Charles Parsons, who had worked as a servant for both Talbot and Wilberforce, became the first nonconformist minister in Kineton.

==The Jonathan Britain case==
As a prison visitor in Reading, Talbot became involved in the case of the forger Jonathan Britain, executed in 1772. In 1771 one of Britain's victims asked Talbot to visit Britain, held then in a compter called Abbey Gateway, attached to St Laurence's Church, Reading, and so in a different parish. Setting aside protocol, Talbot saw Britain, an unrepentant fantasist. His involvement continued to the point of Britain being brought to trial in a different city.

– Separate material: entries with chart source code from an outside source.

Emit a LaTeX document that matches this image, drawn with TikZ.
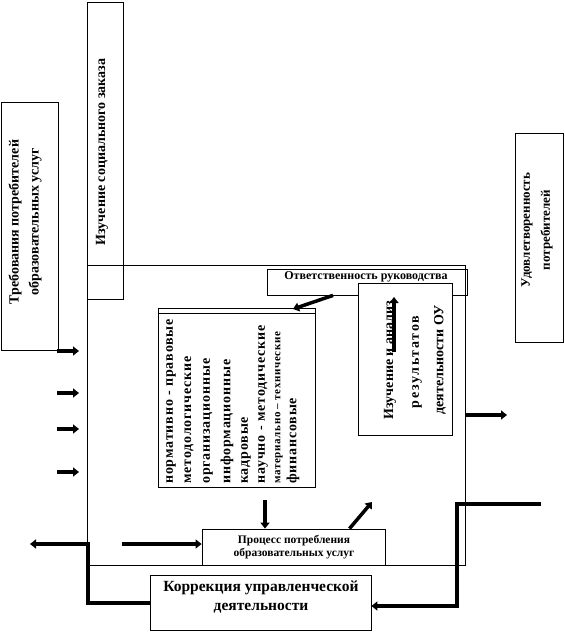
\documentclass[tikz,border=0pt]{standalone}
\usepackage{fontspec}
\setmainfont{Liberation Serif}
\usetikzlibrary{arrows.meta}
\begin{document}
\begin{tikzpicture}[x=1pt,y=-1pt,
  box/.style={draw, line width=0.8pt, inner sep=0pt},
  lbl/.style={inner sep=0pt, align=center},
  thk/.style={line width=3.5pt, -{Triangle[length=6pt,width=9pt]}},
  fb/.style={line width=4pt, -{Triangle[length=6pt,width=9pt]}}]
\useasboundingbox (0,0) rectangle (565,638);
% boxes
\node[box, minimum width=378pt, minimum height=300pt] (main) at (276,415) {};
\node[box, rotate=90, minimum width=297pt, minimum height=36pt] (soc) at (105,150.5) {};
\node[box, rotate=90, minimum width=248pt, minimum height=57pt] (req) at (29.5,226) {};
\node[box, rotate=90, minimum width=209pt, minimum height=48pt] (sat) at (539,237.5) {};
\node[box, minimum width=200pt, minimum height=26pt] (resp) at (367,282) {};
\node[box, fill=white, minimum width=94pt, minimum height=152pt] (res) at (405,359) {};
\node[box, minimum width=157pt, minimum height=179pt] (inner) at (236.5,397.5) {};
\draw[line width=0.8pt] ([yshift=-6pt]inner.north west) -- ([yshift=-6pt]inner.north east);
\node[box, fill=white, minimum width=183pt, minimum height=36pt] (proc) at (293.5,547) {};
\node[box, minimum width=221pt, minimum height=55pt] (corr) at (260.5,602.5) {};
% texts
\node[lbl, rotate=90, font=\bfseries\fontsize{14}{20}\selectfont] (soct) at (102,152) {Изучение социального заказа};
\node[lbl, rotate=90, font=\bfseries\fontsize{14}{20}\selectfont] (reqt) at (25,222) {Требования потребителей\\образовательных услуг};
\node[lbl, rotate=90, font=\bfseries\fontsize{13}{20}\selectfont] (satt) at (537,230) {Удовлетворенность\\потребителей};
\node[lbl, font=\bfseries\fontsize{12}{14}\selectfont] (respt) at (366,277) {Ответственность руководства};
\node[lbl, rotate=90, font=\bfseries\fontsize{14}{16}\selectfont] (rest1) at (390,360) {Изучение и анализ};
\node[lbl, rotate=90, font=\bfseries\fontsize{14}{16}\selectfont\addfontfeatures{LetterSpace=12}] (rest2) at (417,362) {результатов};
\node[lbl, rotate=90, font=\bfseries\fontsize{14}{16}\selectfont] (rest3) at (440,360) {деятельности ОУ};
\begin{scope}[every node/.style={lbl, rotate=90, anchor=west, font=\bfseries\fontsize{14}{15}\selectfont\addfontfeatures{LetterSpace=6}}]
\node (l1) at (171,484) {нормативно - правовые};
\node (l2) at (189,484) {методологические};
\node (l3) at (208,484) {организационные};
\node (l4) at (227,484) {информационные};
\node (l5) at (246,484) {кадровые};
\node (l6) at (263,484) {научно - методические};
\node[font=\bfseries\fontsize{11}{13}\selectfont\addfontfeatures{LetterSpace=6}] (l7) at (279,484) {материально – технические};
\node (l8) at (293,484) {финансовые};
\end{scope}
\node[lbl, font=\bfseries\fontsize{11.5}{12.5}\selectfont] (proct) at (294,547) {Процесс потребления\\образовательных услуг};
\node[lbl, font=\bfseries\fontsize{15.5}{19}\selectfont] (corrt) at (261,597) {Коррекция управленческой\\деятельности};
% connectors
\foreach \yy [count=\i] in {351,393,429,472} {
  \coordinate (in\i s) at (57,\yy);
  \coordinate (in\i e) at (79,\yy);
  \draw[thk] (in\i s) -- (in\i e);
}
\coordinate (dn) at (265,500);
\draw[thk] (dn) -- (dn |- proc.north);
\coordinate (dg) at (372,502);
\draw[thk] ([xshift=56pt]proc.north) -- (dg);
\coordinate (hin) at (122,544);
\draw[thk] (hin) -- (hin -| proc.west);
\coordinate (lout) at (30,544);
\coordinate (lbend) at (88,544);
\draw[fb] (corr.west) -| (lbend) -- (lout);
\coordinate (rin) at (541,504);
\coordinate (cy) at (457,606);
\draw[fb] (rin) -| (cy) -- (corr.east |- cy);
\coordinate (outr) at (507,415);
\draw[thk] (main.east |- outr) -- (outr);
\coordinate (ri) at (293,309);
\draw[thk] ([xshift=-34pt]resp.south) -- (ri);
\coordinate (ra1) at (394,352);
\coordinate (ra2) at (394,297);
\draw[thk] (ra1) -- (ra2);
\end{tikzpicture}
\end{document}
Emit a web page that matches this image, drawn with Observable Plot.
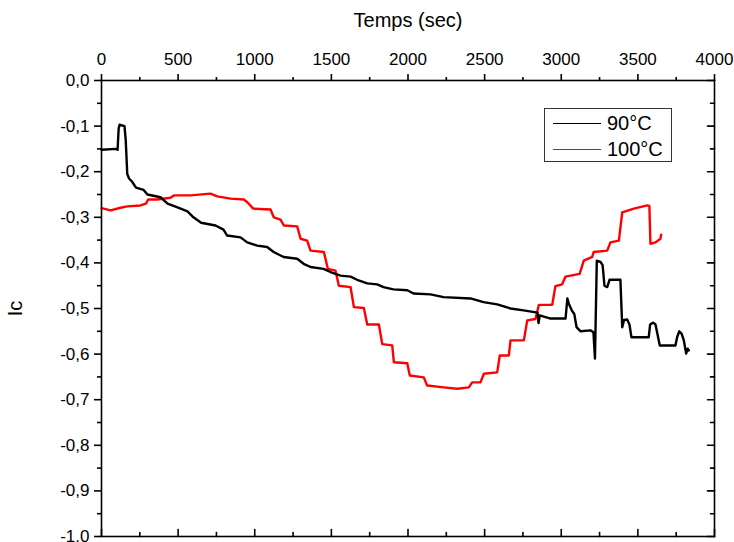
<!DOCTYPE html>
<html><head><meta charset="utf-8">
<script src="https://cdn.jsdelivr.net/npm/d3@7"></script>
<script src="https://cdn.jsdelivr.net/npm/@observablehq/plot@0.6"></script>
<style>
html,body{margin:0;padding:0;background:#fff;overflow:hidden;}
#wrap{position:relative;width:734px;height:542px;font-family:"Liberation Sans",Arial,sans-serif;color:#000;}
#legend{position:absolute;left:544px;top:108px;width:128px;height:54px;border:1px solid #333;box-sizing:border-box;background:#fff;}
.li{position:absolute;left:0;height:26px;width:126px;}
.li .sw{position:absolute;left:8px;width:48px;top:13px;height:0;border-top:1.3px solid;}
.li .lb{position:absolute;left:62px;top:1px;font-size:20px;line-height:24px;}
</style></head>
<body><div id="wrap"><div id="chart"></div><div id="legend"></div></div>
<script>
// 90°C series: time (s) and Ic
const t90 = [0,95,105,112,118,150,158,168,180,200,225,275,300,385,431,496,561,600,650,744,796,820,907,951,1016,1081,1123,1188,1277,1319,1364,1449,1494,1560,1625,1668,1734,1799,1840,1905,1995,2036,2147,2232,2408,2493,2582,2669,2754,2845,2852,2860,2930,3028,3040,3050,3070,3085,3100,3126,3191,3210,3220,3232,3256,3270,3282,3300,3315,3386,3398,3410,3430,3445,3458,3571,3580,3600,3615,3643,3745,3756,3770,3785,3800,3815,3825,3832];
const ic90 = [-0.152,-0.150,-0.152,-0.105,-0.097,-0.100,-0.130,-0.205,-0.215,-0.222,-0.235,-0.240,-0.250,-0.256,-0.270,-0.278,-0.287,-0.300,-0.312,-0.318,-0.327,-0.340,-0.344,-0.355,-0.362,-0.365,-0.376,-0.387,-0.391,-0.402,-0.409,-0.413,-0.420,-0.428,-0.430,-0.437,-0.445,-0.447,-0.453,-0.458,-0.460,-0.467,-0.469,-0.475,-0.478,-0.486,-0.491,-0.500,-0.504,-0.509,-0.532,-0.515,-0.522,-0.522,-0.478,-0.490,-0.505,-0.512,-0.541,-0.550,-0.548,-0.552,-0.610,-0.395,-0.398,-0.405,-0.450,-0.453,-0.437,-0.437,-0.541,-0.525,-0.524,-0.535,-0.563,-0.563,-0.535,-0.531,-0.535,-0.581,-0.581,-0.563,-0.550,-0.555,-0.570,-0.599,-0.588,-0.592];
// 100°C series
const t100 = [0,60,124,168,254,290,305,363,450,472,581,711,755,842,929,955,990,1103,1124,1168,1190,1277,1299,1342,1364,1451,1477,1527,1549,1625,1647,1712,1734,1810,1832,1897,1908,1995,2012,2103,2125,2234,2321,2397,2419,2473,2495,2582,2599,2658,2669,2756,2778,2832,2854,2941,2962,3006,3028,3120,3147,3202,3212,3300,3321,3376,3398,3474,3561,3575,3582,3615,3647,3652];
const ic100 = [-0.280,-0.285,-0.279,-0.276,-0.274,-0.270,-0.261,-0.261,-0.257,-0.252,-0.252,-0.248,-0.254,-0.259,-0.261,-0.268,-0.281,-0.283,-0.300,-0.305,-0.318,-0.320,-0.347,-0.351,-0.373,-0.376,-0.413,-0.417,-0.450,-0.453,-0.497,-0.499,-0.535,-0.535,-0.578,-0.581,-0.618,-0.620,-0.647,-0.651,-0.669,-0.673,-0.676,-0.673,-0.662,-0.662,-0.643,-0.640,-0.603,-0.603,-0.570,-0.570,-0.526,-0.523,-0.492,-0.492,-0.451,-0.447,-0.430,-0.424,-0.395,-0.387,-0.376,-0.373,-0.355,-0.351,-0.289,-0.281,-0.274,-0.275,-0.358,-0.355,-0.347,-0.338];
const seriesNames = ["90°C", "100°C"];
const seriesColors = ["#000000", "#ff0000"];
const xMajor = [0,500,1000,1500,2000,2500,3000,3500,4000];
const xMinor = [250,750,1250,1750,2250,2750,3250,3750];
const yMajor = [0,-0.1,-0.2,-0.3,-0.4,-0.5,-0.6,-0.7,-0.8,-0.9,-1.0];
const yMinor = [-0.05,-0.15,-0.25,-0.35,-0.45,-0.55,-0.65,-0.75,-0.85,-0.95];
const xTitle = "Temps (sec)";
const yTitle = "Ic";

const rows90 = t90.map((t,i)=>({t, ic: ic90[i], s: seriesNames[0]}));
const rows100 = t100.map((t,i)=>({t, ic: ic100[i], s: seriesNames[1]}));
const fmtY = d => (Math.abs(d) < 1e-9 ? 0 : d).toFixed(1).replace(".", ",");
const xMax = xMajor[xMajor.length-1], yMin = yMajor[yMajor.length-1];
const sw = 1.6;
const tickShape = {draw(context, l) { context.moveTo(0, 0); context.lineTo(0, -l); }};

const chart = Plot.plot({
  width: 734, height: 542,
  marginLeft: 101, marginRight: 20, marginTop: 80, marginBottom: 6,
  style: {fontFamily: "Liberation Sans, Arial, sans-serif", fontSize: "17px", color: "#000", background: "#fff", overflow: "visible"},
  x: {domain: [0, xMax]},
  y: {domain: [yMin, 0]},
  marks: [
    Plot.line(rows100, {x: "t", y: "ic", stroke: seriesColors[1], strokeWidth: 2.4}),
    Plot.line(rows90, {x: "t", y: "ic", stroke: seriesColors[0], strokeWidth: 2.4}),
    Plot.frame({stroke: "#000", strokeWidth: sw}),
    Plot.axisX(xMajor, {anchor: "top", tickSize: 7, tickPadding: 9, tickFormat: d => String(d), label: null, strokeWidth: sw, fontSize: 17}),
    Plot.axisX(xMinor, {anchor: "top", tickSize: 4, tickFormat: () => "", label: null, strokeWidth: sw}),
    Plot.axisX([], {anchor: "top", tickSize: 0, label: xTitle, labelAnchor: "center", labelArrow: "none", labelOffset: 68, fontSize: 20}),
    Plot.axisY(yMajor, {anchor: "left", tickSize: 7, tickPadding: 5, tickFormat: fmtY, label: null, strokeWidth: sw, fontSize: 17}),
    Plot.axisY(yMinor, {anchor: "left", tickSize: 4, tickFormat: () => "", label: null, strokeWidth: sw}),
    Plot.axisY([], {anchor: "left", tickSize: 0, label: yTitle, labelAnchor: "center", labelArrow: "none", labelOffset: 94, fontSize: 20}),
    Plot.vector(xMajor, {x: d => d, y: yMin, length: 7, rotate: 0, anchor: "start", shape: tickShape, stroke: "#000", strokeWidth: sw}),
    Plot.vector(xMinor, {x: d => d, y: yMin, length: 4, rotate: 0, anchor: "start", shape: tickShape, stroke: "#000", strokeWidth: sw}),
    Plot.vector(yMajor, {x: xMax, y: d => d, length: 7, rotate: -90, anchor: "start", shape: tickShape, stroke: "#000", strokeWidth: sw}),
    Plot.vector(yMinor, {x: xMax, y: d => d, length: 4, rotate: -90, anchor: "start", shape: tickShape, stroke: "#000", strokeWidth: sw})
  ]
});
document.getElementById("chart").appendChild(chart);

const legend = document.getElementById("legend");
seriesNames.forEach((name, i) => {
  const item = document.createElement("div");
  item.className = "li";
  item.style.top = (1 + i * 26) + "px";
  item.innerHTML = `<div class="sw" style="border-color:${seriesColors[i]}"></div><div class="lb">${name}</div>`;
  legend.appendChild(item);
});
</script></body></html>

Talbot wrote a book defending his conduct in the matter, which had aroused public comment. Britain had been employed in Bristol as an usher in the mathematical school run by Benjamin Donne. Talbot's actions in following up forgeries in Reading to a prosecution in Bristol have been presented as vindictive. Britain, who had become a soldier, had attracted attention by relating treasonous activities, including a plot to assassinate the king.

==Family==
Talbot married Sarah Eyles, daughter of John Eyles. His support for the antiquarian and biographer George Ballard brought a dedication of Ballard's work Memoirs of British Ladies to Sarah; she and Ballard corresponded. Sarah outlived her husband, on good terms with William Romaine and John Newton, and visited by Henry Venn and Rowland Hill. She died in 1785.

==In literature==
Talbot is mentioned in Richard Jago's long poem of 1767 on Edge Hill, Warwickshire, not far from Kineton to the south.